The final temperature of the olive oil will be #"33.3"^@"C"#.
So, you know that you have a mass of olive oil, 55.0 g to be precise, to which you add 877 calories of energy in the form of heat.
A substance's specific heat tells you how much heat is needed to increase the temperature of 1 gram of that substance by 1 degree Celsius. Mathematically, the relationship between supplied heat and increase in a substance's temperature is
#q = m * c * DeltaT#, where
#q# - the amount of heat supplied;
#m# - the mass of the substance - in your case olive oil;
#c# - the olive oil's specific heat, 2.19 cal/g C;
#DeltaT# - the change in temperature - defined as the difference between the final and the initial temperature of the substance.

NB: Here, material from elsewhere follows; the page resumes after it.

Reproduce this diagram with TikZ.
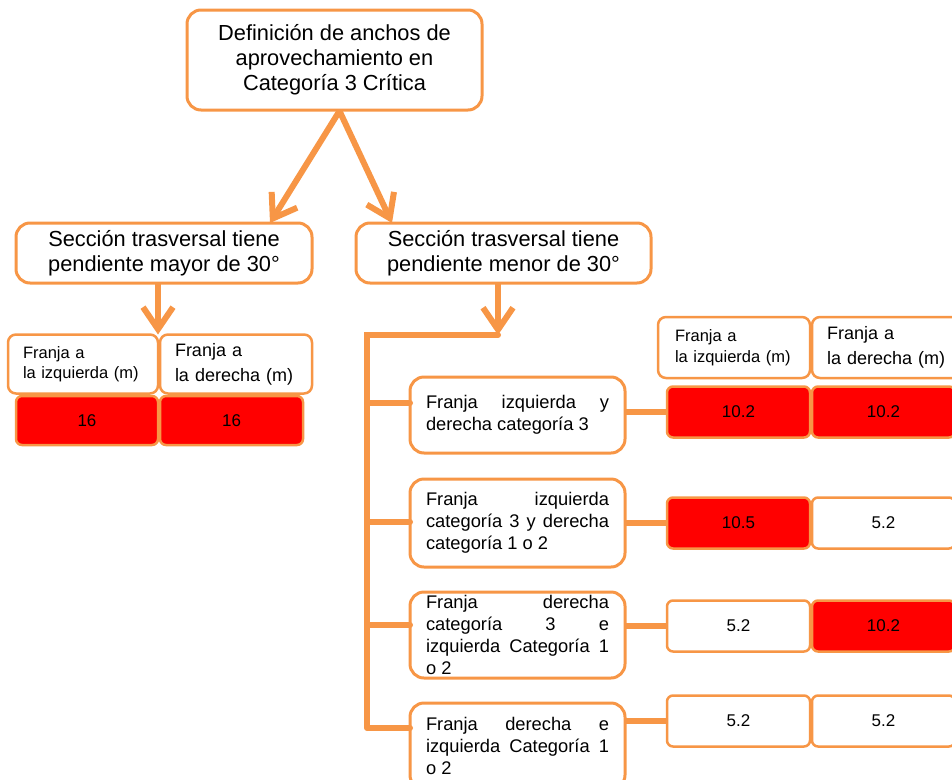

So, in order to determine by how much the temperature of the olive oil increased, you must solve for #DeltaT# in the above equation
#DeltaT = q/(m * c) = "877 cal"/("55.0 g" * 2.19"cal"/("g" * ^@"C")#
#DeltaT = 7.28^@"C"#
Since #DeltaT# is defined as final temperature minus initial temperature, you get
#DeltaT = T_("final") - T_("initial") => T_("final") = DeltaT + T_("initial")#
#T_("final") = 7.28^@"C" + 26.0^@"C" = "33.3"^@"C"#
The answer is rounded to three sig figs.